The lack of education creates a generational cycle in which migrants are stuck doing farm work, since they can't find other jobs that require a high school diploma, Meade said.

"Migrants are always stuck in that cycle of finding work just so they can survive," she said. "Education is an afterthought. When you're so worried about earning a wage so you can feed your family for the day, going to college isn't even on your radar."

Soliz said it was finishing high school that allowed her to break out of migrant farming, which her family had done for three generations. After getting her diploma, she was able to receive training to become a teacher at TMC.

Alberto Picazo, the director of the TMC program in Kokomo said his organization is working to break that cycle. The free program is budgeted to help 30 kids up to age 6 get a head start on their education.

It also gives them a safe place to go when their parents are working.

"Without these services, these children would be adjacent to their parents in the fields, maybe under a loading truck, and having an older sibling providing less-than-stellar care for them," he said. "It's a very unsafe environment that children never, ever need to be exposed to."

Doris Waters, a migrant specialist who works in Howard County and the surrounding area with the Migrant Education Resource Center, said her federally funded program helps and supports any migrant kids going through public schools in the area.

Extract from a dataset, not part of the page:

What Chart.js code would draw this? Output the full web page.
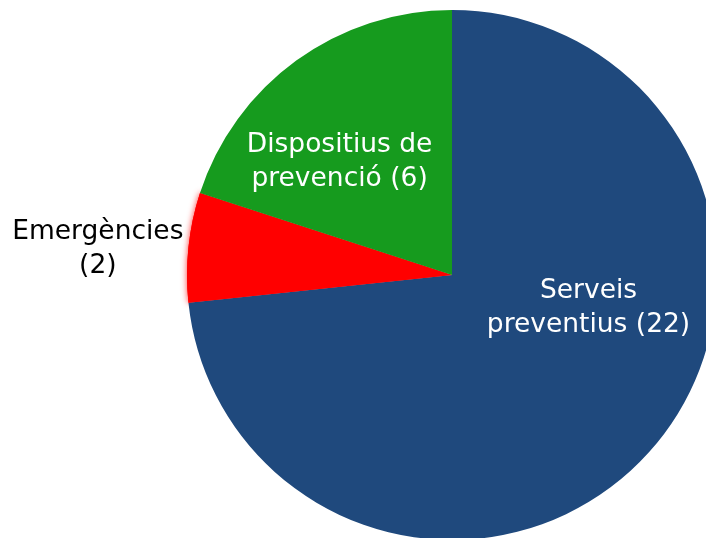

"Migrants are always looking at finding a better life," she said. "They just don't know to how to get there because the only life they've known is picking up every year like nomads. They don't even dream about education. Our job is to let them dream about the possibilities that are out there."

ACCESS TO FOOD

With the average farmworker only making up to $12,500 a year in 2009, many migrants rely on SNAP benefits, or food stamps, to feed their families back at their home state.

That need doesn't change when they come to Indiana, Meade said. But trying to get food stamps isn't easy when migrants come into the state for work.

Even though the SNAP program is federally funded, migrants have to reapply for the benefits outside of their home state. But getting into the program usually takes up to a month.

While migrants wait to qualify for food stamps, they could have trouble finding anything to eat if they can't get work to make money, Meade said.

That was the case this year when record-setting rainfall in June destroyed crops and had migrants scrambling to find jobs in the area.

"In all my years, I've never seen this happen," Waters said. "With all the rain, workers waited and waited for work, but there wasn't any."

Meade said some workers turned to food pantries to get by, but were turned away by some because they weren't state residents.

That created a dire food shortage for some migrants, who eventually left the area to find work elsewhere.

Meade said her organization is now compiling a list of food pantries in the area that will serve anyone in case a similar situation comes up in the future.

WORTH THE RISK

A world of uncertainty faces migrant workers who make the trek to Indiana to pick watermelons, de-tassel corn, pick apples or do all the other jobs that require hands-on labor.

But for migrants like Eugenio Moreno, it's worth the risk.

For the last 15 years, the 30-year-old has traveled to Indiana from his home in Mexico on a work permit. He first found a job de-tasseling corn in Orestes, near Elwood, but eventually landed a job in Galveston picking and sorting tomatoes.

Moreno said he likes the work, mostly because he'll make more than five times the money he would in Mexico. As far as a job, it's the best one he's had, he said, since he gets to work with his parents and there's housing for his wife and 1-year-old son.

But Moreno said he's lucky. These days, many migrants who travel to the state struggle to find jobs as high-tech machinery has drastically cut down on the need for manual labor.

"You talk about somebody who doesn't know the land or where to work, there's a lot of uncertainty about making a livelihood," he said through an interpreter. "But there's always a hope of making more money. People would rather risk the uncertainty than not make enough to provide for their families."